Chapter 7: Quicksort: Description, Performance, and Analysis

The algorithm works by selecting a pivot element — defaulting to the last element in the basic version — and partitioning the array so that all elements less than or equal to the pivot appear to its left and all greater elements to its right, after which the two subarrays are sorted recursively with no additional combine step needed. Quicksort is in-place, requiring only constant extra space, but its performance is highly sensitive to pivot quality: the worst case arises on already sorted or reverse-sorted input, where partitioning produces subarrays of size n–1 and 0, yielding the recurrence T(n) = T(n–1) + Θ(n) and a Θ(n²) running time with recursion depth Θ(n), while the best case of perfectly balanced splits gives T(n) = 2T(n/2) + Θ(n) = Θ(n log n).
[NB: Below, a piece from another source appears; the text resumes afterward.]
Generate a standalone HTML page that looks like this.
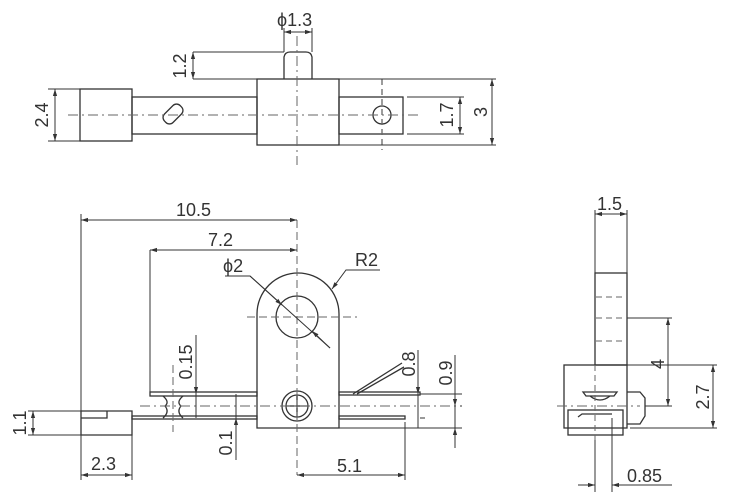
<!DOCTYPE html>
<html><head><meta charset="utf-8"><style>
html,body{margin:0;padding:0;background:#fff;}
svg{display:block;}
text{font-family:"Liberation Sans",sans-serif;font-size:18px;fill:#333;}
</style></head><body>
<svg width="749" height="503" viewBox="0 0 749 503" xmlns="http://www.w3.org/2000/svg">
<defs>
<marker id="a" viewBox="0 0 10 10" refX="10" refY="5" markerWidth="7" markerHeight="7" orient="auto-start-reverse"><path d="M0,2 L10,5 L0,8 z" fill="#333"/></marker>
</defs>
<g stroke="#333" stroke-width="1.3" fill="none">
<!-- TOP VIEW -->
<rect x="80" y="89" width="52" height="52"/>
<rect x="132" y="97" width="125" height="37"/>
<rect x="257" y="79" width="82" height="66"/>
<rect x="339" y="97" width="64" height="37"/>
<path d="M284,79 V57 Q285,52 290,52 H306 Q311,52 312,57 V79"/>
<circle cx="382" cy="115" r="9"/>
<rect x="162" y="108" width="22" height="12" rx="5" transform="rotate(-45 173 114)"/>
<g stroke="#666" stroke-width="1" stroke-dasharray="10,4,2,4">
<line x1="68" y1="115" x2="420" y2="115"/>
<line x1="297" y1="36" x2="297" y2="165"/>
</g>
<line x1="382" y1="79" x2="382" y2="150" stroke="#666" stroke-dasharray="6,4"/>
<!-- top dims -->
<g stroke-width="1">
<line x1="48" y1="89" x2="80" y2="89"/><line x1="48" y1="141" x2="80" y2="141"/>
<line x1="55" y1="89" x2="55" y2="141" marker-start="url(#a)" marker-end="url(#a)"/>
<line x1="193" y1="52" x2="284" y2="52"/><line x1="193" y1="79" x2="257" y2="79"/>
<line x1="193" y1="52" x2="193" y2="79" marker-start="url(#a)" marker-end="url(#a)"/>
<line x1="284" y1="28" x2="284" y2="52"/><line x1="312" y1="28" x2="312" y2="52"/>
<line x1="284" y1="32" x2="312" y2="32" marker-start="url(#a)" marker-end="url(#a)"/>
<line x1="407" y1="97" x2="464" y2="97"/><line x1="407" y1="134" x2="464" y2="134"/>
<line x1="460" y1="97" x2="460" y2="134" marker-start="url(#a)" marker-end="url(#a)"/>
<line x1="339" y1="79" x2="496" y2="79"/><line x1="339" y1="145" x2="496" y2="145"/>
<line x1="492" y1="79" x2="492" y2="145" marker-start="url(#a)" marker-end="url(#a)"/>
</g>

<!-- FRONT VIEW -->
<path d="M257,428 V314 A41,41 0 0 1 339,314 V428 Z"/>
<circle cx="297" cy="317" r="21"/>
<circle cx="297" cy="406" r="15"/><circle cx="297" cy="406" r="11"/>
<line x1="286" y1="406" x2="308" y2="406"/><line x1="297" y1="395" x2="297" y2="417"/>
<rect x="150" y="392" width="107" height="4"/>
<rect x="132" y="416" width="125" height="3"/>
<rect x="339" y="392" width="81" height="3"/>
<rect x="339" y="416" width="66" height="3"/>
<path d="M81,411 H132 V435 H81 Z M81,418 H107 V411"/>
<path d="M163,396 Q170,402 165,406 Q170,412 163,418 M183,396 Q176,402 181,406 Q176,412 183,418"/>
<path d="M353,394 L402,363 M357,394 L404,367"/>
<g stroke="#666" stroke-width="1" stroke-dasharray="8,4">
<line x1="247" y1="317" x2="357" y2="317"/>
<line x1="297" y1="220" x2="297" y2="475"/>
<line x1="173" y1="365" x2="173" y2="432"/>
</g>
<line x1="140" y1="406" x2="460" y2="406" stroke="#666" stroke-width="1" stroke-dasharray="10,4,2,4"/>
<g stroke-width="1">
<line x1="81" y1="214" x2="81" y2="480"/>
<line x1="81" y1="220" x2="297" y2="220" marker-start="url(#a)" marker-end="url(#a)"/>
<line x1="150" y1="250" x2="150" y2="392"/>
<line x1="150" y1="250" x2="297" y2="250" marker-start="url(#a)" marker-end="url(#a)"/>
<path d="M225,276 H250 L330,348"/>
<line x1="250" y1="276" x2="282" y2="305" marker-end="url(#a)"/>
<line x1="330" y1="348" x2="312" y2="331" marker-end="url(#a)"/>
<path d="M380,270 H346 L332,289" marker-end="url(#a)"/>
<line x1="196" y1="335" x2="196" y2="418"/>
<line x1="196" y1="370" x2="196" y2="394" marker-end="url(#a)"/>
<line x1="236" y1="394" x2="236" y2="460"/>
<line x1="236" y1="440" x2="236" y2="418" marker-end="url(#a)"/>
<line x1="420" y1="394" x2="462" y2="394"/><line x1="420" y1="418" x2="425" y2="418"/>
<line x1="339" y1="428" x2="462" y2="428"/><line x1="460" y1="406" x2="462" y2="406"/>
<line x1="418" y1="350" x2="418" y2="428"/>
<line x1="418" y1="375" x2="418" y2="394" marker-end="url(#a)"/>
<line x1="455" y1="355" x2="455" y2="448"/>
<line x1="455" y1="380" x2="455" y2="406" marker-end="url(#a)"/>
<line x1="455" y1="445" x2="455" y2="428" marker-end="url(#a)"/>
<line x1="132" y1="435" x2="132" y2="480"/>
<line x1="81" y1="475" x2="132" y2="475" marker-start="url(#a)" marker-end="url(#a)"/>
<line x1="28" y1="411" x2="81" y2="411"/><line x1="28" y1="435" x2="81" y2="435"/>
<line x1="33" y1="411" x2="33" y2="435" marker-start="url(#a)" marker-end="url(#a)"/>
<line x1="405" y1="422" x2="405" y2="480"/>
<line x1="297" y1="475" x2="405" y2="475" marker-start="url(#a)" marker-end="url(#a)"/>
</g>

<!-- SIDE VIEW -->
<rect x="595" y="273" width="32" height="92"/>
<rect x="564" y="365" width="63" height="63"/>
<rect x="568" y="410" width="55" height="25"/>
<path d="M578,417 L582,414 H612"/>
<path d="M627,392 H640 L645,398 V416 L640,424 H627"/>
<path d="M583,392 H617 L614,396 H586 Z M590,396 Q600,404 610,396"/>
<g stroke="#666" stroke-width="1" stroke-dasharray="6,4">
<line x1="596" y1="297" x2="626" y2="297"/>
<line x1="596" y1="318" x2="626" y2="318"/>
<line x1="596" y1="341" x2="626" y2="341"/>
<line x1="595" y1="365" x2="595" y2="445"/>
</g>
<line x1="557" y1="406" x2="640" y2="406" stroke="#666" stroke-width="1" stroke-dasharray="10,4,2,4"/>
<g stroke-width="1">
<line x1="595" y1="210" x2="595" y2="273"/><line x1="627" y1="210" x2="627" y2="273"/>
<line x1="595" y1="214" x2="627" y2="214" marker-start="url(#a)" marker-end="url(#a)"/>
<line x1="627" y1="318" x2="672" y2="318"/><line x1="645" y1="406" x2="672" y2="406"/>
<line x1="668" y1="318" x2="668" y2="406" marker-start="url(#a)" marker-end="url(#a)"/>
<line x1="627" y1="365" x2="717" y2="365"/><line x1="630" y1="428" x2="717" y2="428"/>
<line x1="713" y1="365" x2="713" y2="428" marker-start="url(#a)" marker-end="url(#a)"/>
<line x1="595" y1="440" x2="595" y2="492"/><line x1="612" y1="418" x2="612" y2="492"/>
<line x1="578" y1="485" x2="595" y2="485" marker-end="url(#a)"/>
<line x1="672" y1="485" x2="612" y2="485" marker-end="url(#a)"/>
</g>
</g>
<!-- labels -->
<text x="277" y="26">ϕ1.3</text>
<text transform="translate(186,66) rotate(-90)" text-anchor="middle">1.2</text>
<text transform="translate(48,115) rotate(-90)" text-anchor="middle">2.4</text>
<text transform="translate(453,115) rotate(-90)" text-anchor="middle">1.7</text>
<text transform="translate(487,112) rotate(-90)" text-anchor="middle">3</text>
<text x="176" y="216">10.5</text>
<text x="208" y="246">7.2</text>
<text x="223" y="272">ϕ2</text>
<text x="355" y="266">R2</text>
<text transform="translate(192,362) rotate(-90)" text-anchor="middle">0.15</text>
<text transform="translate(232,443) rotate(-90)" text-anchor="middle">0.1</text>
<text transform="translate(415,364) rotate(-90)" text-anchor="middle">0.8</text>
<text transform="translate(452,373) rotate(-90)" text-anchor="middle">0.9</text>
<text transform="translate(26,423) rotate(-90)" text-anchor="middle">1.1</text>
<text x="91" y="470">2.3</text>
<text x="337" y="472">5.1</text>
<text x="597" y="210">1.5</text>
<text transform="translate(664,364) rotate(-90)" text-anchor="middle">4</text>
<text transform="translate(709,397) rotate(-90)" text-anchor="middle">2.7</text>
<text x="627" y="482">0.85</text>
</svg>
</body></html>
The randomized variant addresses this vulnerability by selecting the pivot uniformly at random, ensuring that no particular input order can reliably trigger worst-case behavior and guaranteeing an expected running time of O(n log n) across all inputs. This is formally proven using indicator random variables, where the probability that any two elements i and j are ever compared equals 2/(j – i + 1), and summing over all pairs yields E[X] = O(n log n) total expected comparisons. Practical optimizations such as median-of-three pivot selection — taking the median of the first, middle, and last elements — and tail-recursion elimination further improve real-world performance by reducing the chance of bad pivots and minimizing stack depth, without changing the asymptotic behavior.